Einstein's equation refers to t which is the total elapsed time for each of the trips so although their clocks will be ticking over at the same rate as each other during those flights (based on v being identical) the amount by which Z's clock lags behind the clocks in San Francisco will be greater than the amount by which Y's clock lags behind those clocks.
 
  • #97
cos said:
(Typo? 'ruler' or 'clock'?) Assuming you obviously meant 'clock' then - no.

I meant ruler. So that accumulated proper time for the twins in spacetime analogous to accumulated spatial distance for X and Y in normal spatial geometry.

Edit: I edited the typo originally in this post, not the other - it should be 'ruler'.
 
  • #98
JesseM said:
Again, if you aren't willing to actually address such arguments, any further posts in which you repeat the incorrect claim that there is some objective physical truth about which of two clocks is ticking slower should be reported to the moderators, as it is against the rules here to argue the validity of the mainstream understanding of relativity.

If pointing out that in paragraph 3, chapter 4, of his article 'On the Electrodynamics of Moving Bodies' Albert Einstein wrote "A balance-clock at the equator must go more slowly than a precisely similar clock at one of the poles under otherwise identical conditions." is arguing "the validity of the mainstream understanding of relativity" then so be it.

If Einstein pointed out in paragraph 3, chapter 4, of his article 'On the Electrodynamics of Moving Bodies' "that there is some objective physical truth about which of two clocks is ticking slower" then I suggest that your argument is with paragraph 3, chapter 4, OEMB!
 
  • #99
cos said:
According to Einstein's chapter 4, STR, if clock A moves in any polygonal line to B's location (in the same way that the astronaut makes an out-and-return journey) clock A will "lag behind" clock B.

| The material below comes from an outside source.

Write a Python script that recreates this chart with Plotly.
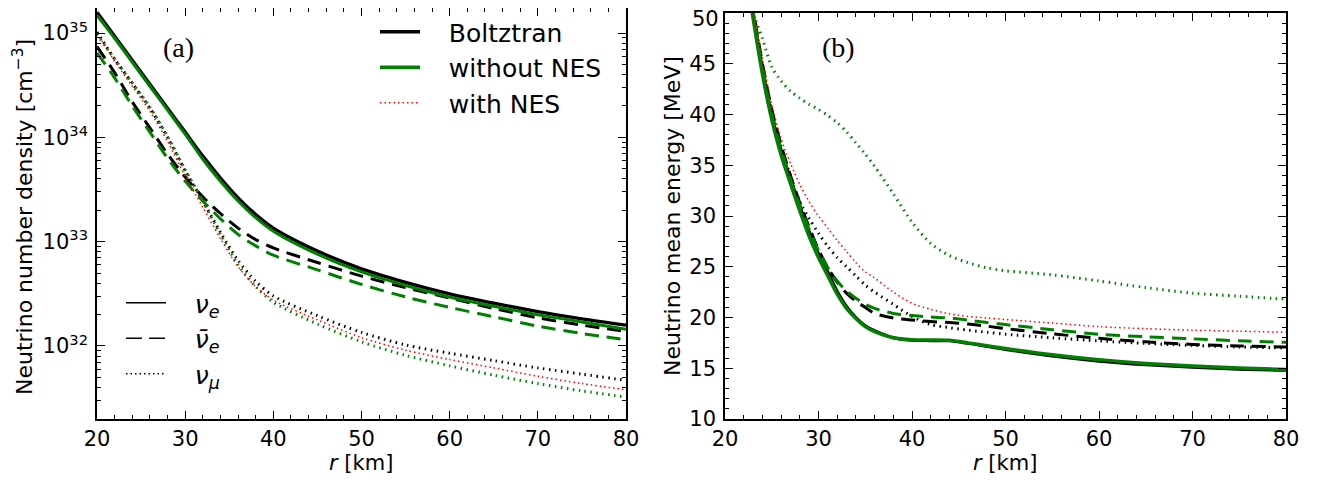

For clock A (the astronaut's clock) to lag behind clock B (the Earth clock) 'the temporal intervals between ticks of the astronaut's clock' (clock A) were, according to Einstein, greater i.e. the temporal intervals expand (dilate) ergo, according to Einstein's chapter 4, the astronaut (clock A) will have aged at a slower rate than his Earth-bound twin (clock B).
And do you assert that not only will the astronaut's clock have elapsed less time in total than the Earth clock if the astronaut leaves Earth and later returns, but also that the astronaut was aging at a slower rate (in a real, physical sense rather than a frame-dependent sense) than the Earth-bound twin during a single phase of the trip in which the astronaut was moving inertially--say, from the moment after the astronaut accelerated to turn around to the moment the astronaut reached Earth (with this phase being similar to A moving towards B in section 4 of Einstein's 1905 paper)? Or are you backing away from this second claim, which as I have said is incorrect according to the mainstream understanding of SR? If you don't want to engage in discussion with me that's your choice, but I'd appreciate a clear yes/no answer to this question.
 
  • #100
atyy said:
I meant ruler. So that accumulated proper time for the twins in spacetime analogous to accumulated spatial distance for X and Y in normal spatial geometry.

Edit: I edited the typo originally in this post, not the other - it should be 'ruler'.

The message in respect to which I hit the 'quote' button stated 'clock' this one says 'ruler'. In either case, I can't understand the above sentence. Is it a question? If it is - I can't understand it.